• The problem: Work out the number of lines in the records that include the word "matplotlib"; reply with that number alone.
○ ○ ○
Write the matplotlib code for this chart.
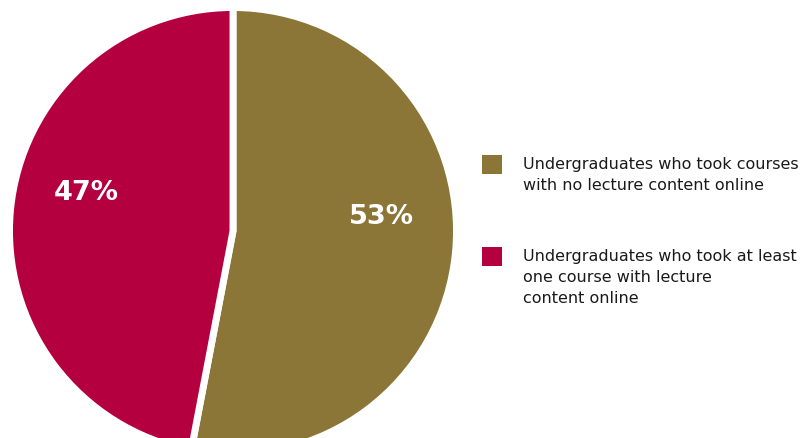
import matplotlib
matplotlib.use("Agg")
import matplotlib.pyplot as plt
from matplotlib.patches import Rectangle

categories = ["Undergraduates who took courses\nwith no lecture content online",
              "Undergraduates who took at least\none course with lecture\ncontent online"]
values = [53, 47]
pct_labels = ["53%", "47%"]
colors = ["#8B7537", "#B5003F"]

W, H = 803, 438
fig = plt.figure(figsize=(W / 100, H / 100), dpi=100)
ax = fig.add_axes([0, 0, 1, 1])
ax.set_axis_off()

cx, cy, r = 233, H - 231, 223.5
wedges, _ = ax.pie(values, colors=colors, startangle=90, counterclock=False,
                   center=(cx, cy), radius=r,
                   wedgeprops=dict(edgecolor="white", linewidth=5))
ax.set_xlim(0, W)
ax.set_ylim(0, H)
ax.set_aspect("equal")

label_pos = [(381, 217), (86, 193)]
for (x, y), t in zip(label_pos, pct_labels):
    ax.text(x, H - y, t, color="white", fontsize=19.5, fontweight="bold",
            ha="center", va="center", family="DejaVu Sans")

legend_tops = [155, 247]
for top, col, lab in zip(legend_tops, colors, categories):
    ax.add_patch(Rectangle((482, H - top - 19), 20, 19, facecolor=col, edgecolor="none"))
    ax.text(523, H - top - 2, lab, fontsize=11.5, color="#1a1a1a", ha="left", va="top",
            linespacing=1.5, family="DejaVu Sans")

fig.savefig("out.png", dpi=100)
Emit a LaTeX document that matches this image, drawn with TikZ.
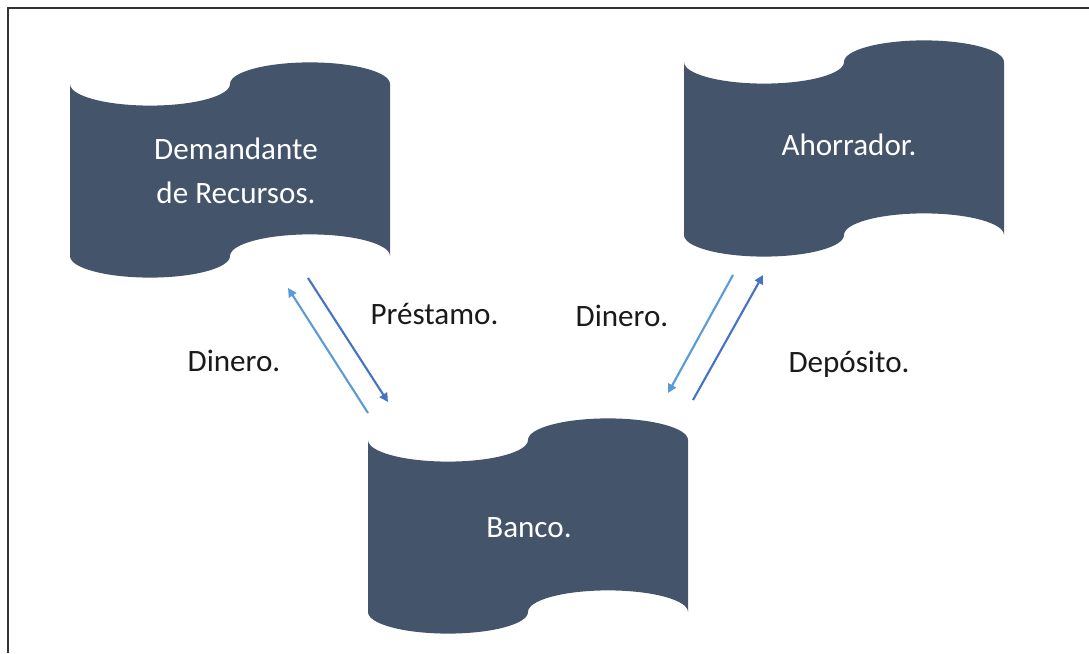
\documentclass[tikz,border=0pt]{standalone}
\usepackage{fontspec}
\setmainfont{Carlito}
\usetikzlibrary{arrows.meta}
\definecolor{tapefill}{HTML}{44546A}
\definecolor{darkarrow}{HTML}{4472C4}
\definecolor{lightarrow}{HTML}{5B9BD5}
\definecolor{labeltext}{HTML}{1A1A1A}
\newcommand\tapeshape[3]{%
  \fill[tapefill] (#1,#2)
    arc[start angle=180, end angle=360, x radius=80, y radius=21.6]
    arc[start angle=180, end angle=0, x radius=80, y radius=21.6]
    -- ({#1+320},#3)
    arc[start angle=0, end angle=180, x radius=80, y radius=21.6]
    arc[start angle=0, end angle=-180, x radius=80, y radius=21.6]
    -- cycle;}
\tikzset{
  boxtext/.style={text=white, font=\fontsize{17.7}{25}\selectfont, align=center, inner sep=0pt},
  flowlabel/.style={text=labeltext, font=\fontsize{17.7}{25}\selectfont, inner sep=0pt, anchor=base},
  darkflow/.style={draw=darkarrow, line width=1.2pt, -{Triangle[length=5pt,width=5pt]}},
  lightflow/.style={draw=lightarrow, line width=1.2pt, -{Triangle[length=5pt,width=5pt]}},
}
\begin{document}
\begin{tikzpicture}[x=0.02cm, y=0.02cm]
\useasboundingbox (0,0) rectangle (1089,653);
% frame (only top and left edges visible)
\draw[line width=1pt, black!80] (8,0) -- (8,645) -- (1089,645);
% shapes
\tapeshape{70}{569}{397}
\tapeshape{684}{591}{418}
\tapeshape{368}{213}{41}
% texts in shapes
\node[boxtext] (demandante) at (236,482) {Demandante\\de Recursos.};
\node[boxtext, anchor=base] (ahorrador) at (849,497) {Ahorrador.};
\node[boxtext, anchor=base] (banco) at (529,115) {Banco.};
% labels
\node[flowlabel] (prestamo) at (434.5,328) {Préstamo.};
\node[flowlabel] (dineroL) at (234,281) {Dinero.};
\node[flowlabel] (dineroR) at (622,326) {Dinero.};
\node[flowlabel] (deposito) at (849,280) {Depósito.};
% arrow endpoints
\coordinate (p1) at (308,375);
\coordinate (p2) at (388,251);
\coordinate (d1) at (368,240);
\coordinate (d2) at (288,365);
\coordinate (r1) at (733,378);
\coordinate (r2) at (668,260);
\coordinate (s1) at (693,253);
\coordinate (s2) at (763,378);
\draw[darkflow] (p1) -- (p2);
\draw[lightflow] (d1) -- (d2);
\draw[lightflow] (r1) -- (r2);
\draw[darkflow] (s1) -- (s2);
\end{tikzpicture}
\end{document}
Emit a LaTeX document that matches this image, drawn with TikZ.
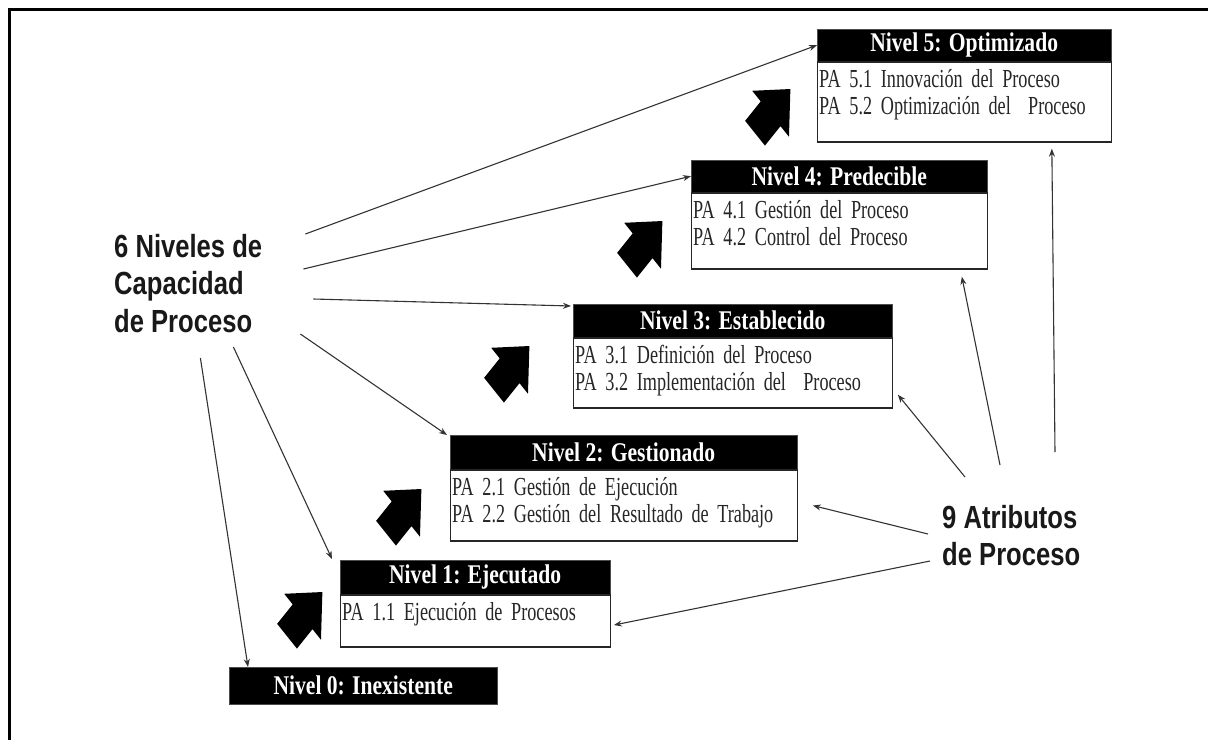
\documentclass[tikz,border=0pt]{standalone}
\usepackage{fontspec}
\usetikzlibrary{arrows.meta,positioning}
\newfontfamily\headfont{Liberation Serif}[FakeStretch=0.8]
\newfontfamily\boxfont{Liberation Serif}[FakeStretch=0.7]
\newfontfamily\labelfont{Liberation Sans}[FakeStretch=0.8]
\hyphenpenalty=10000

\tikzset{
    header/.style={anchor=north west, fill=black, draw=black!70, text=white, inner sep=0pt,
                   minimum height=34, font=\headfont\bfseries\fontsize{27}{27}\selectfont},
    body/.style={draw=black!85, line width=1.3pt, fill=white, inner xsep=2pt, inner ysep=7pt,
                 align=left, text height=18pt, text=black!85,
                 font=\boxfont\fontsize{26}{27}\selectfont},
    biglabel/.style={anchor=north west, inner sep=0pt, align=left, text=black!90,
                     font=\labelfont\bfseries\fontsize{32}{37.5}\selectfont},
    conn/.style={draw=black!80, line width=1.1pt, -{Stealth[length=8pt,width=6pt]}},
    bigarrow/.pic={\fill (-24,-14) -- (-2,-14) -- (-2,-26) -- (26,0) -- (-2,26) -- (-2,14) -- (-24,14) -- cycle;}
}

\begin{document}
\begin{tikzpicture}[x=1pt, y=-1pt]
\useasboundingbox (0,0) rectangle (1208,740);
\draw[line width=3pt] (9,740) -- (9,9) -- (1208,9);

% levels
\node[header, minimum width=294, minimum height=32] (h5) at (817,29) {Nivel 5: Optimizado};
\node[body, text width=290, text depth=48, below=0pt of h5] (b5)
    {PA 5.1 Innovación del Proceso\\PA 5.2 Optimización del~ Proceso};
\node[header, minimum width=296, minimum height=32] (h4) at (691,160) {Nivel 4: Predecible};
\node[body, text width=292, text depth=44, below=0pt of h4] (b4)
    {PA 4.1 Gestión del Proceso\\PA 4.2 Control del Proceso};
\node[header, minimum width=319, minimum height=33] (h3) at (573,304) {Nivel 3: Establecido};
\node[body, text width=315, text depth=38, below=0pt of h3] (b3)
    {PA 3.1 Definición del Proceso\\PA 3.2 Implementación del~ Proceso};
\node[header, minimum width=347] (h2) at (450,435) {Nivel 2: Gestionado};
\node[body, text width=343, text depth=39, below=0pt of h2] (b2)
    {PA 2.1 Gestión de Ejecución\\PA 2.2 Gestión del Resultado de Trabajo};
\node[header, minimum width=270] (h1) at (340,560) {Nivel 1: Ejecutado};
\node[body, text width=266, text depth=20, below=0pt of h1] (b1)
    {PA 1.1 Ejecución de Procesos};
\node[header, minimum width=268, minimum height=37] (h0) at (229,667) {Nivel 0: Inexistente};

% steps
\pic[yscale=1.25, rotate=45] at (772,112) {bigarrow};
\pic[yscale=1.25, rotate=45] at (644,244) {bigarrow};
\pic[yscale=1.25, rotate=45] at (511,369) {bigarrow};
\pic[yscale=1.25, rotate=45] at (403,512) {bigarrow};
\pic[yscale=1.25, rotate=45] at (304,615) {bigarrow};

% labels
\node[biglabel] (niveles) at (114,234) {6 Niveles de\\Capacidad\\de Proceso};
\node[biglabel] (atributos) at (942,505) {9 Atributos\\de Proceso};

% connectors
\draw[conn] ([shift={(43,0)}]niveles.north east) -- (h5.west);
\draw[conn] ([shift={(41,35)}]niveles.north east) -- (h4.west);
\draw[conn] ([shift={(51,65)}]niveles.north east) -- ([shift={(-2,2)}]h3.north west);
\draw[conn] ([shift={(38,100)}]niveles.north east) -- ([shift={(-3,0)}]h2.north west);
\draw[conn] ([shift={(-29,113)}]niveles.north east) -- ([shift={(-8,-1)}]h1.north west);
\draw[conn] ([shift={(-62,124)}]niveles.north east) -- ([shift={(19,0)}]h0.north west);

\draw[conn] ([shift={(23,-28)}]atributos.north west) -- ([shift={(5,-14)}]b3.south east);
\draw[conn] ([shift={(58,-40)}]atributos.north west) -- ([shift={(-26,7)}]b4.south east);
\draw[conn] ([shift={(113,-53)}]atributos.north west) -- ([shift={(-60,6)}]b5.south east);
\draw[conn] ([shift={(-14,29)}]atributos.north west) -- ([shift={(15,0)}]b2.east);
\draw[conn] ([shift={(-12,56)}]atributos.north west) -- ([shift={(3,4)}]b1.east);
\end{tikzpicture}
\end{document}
○ ○ ○
• Exercise answer: 5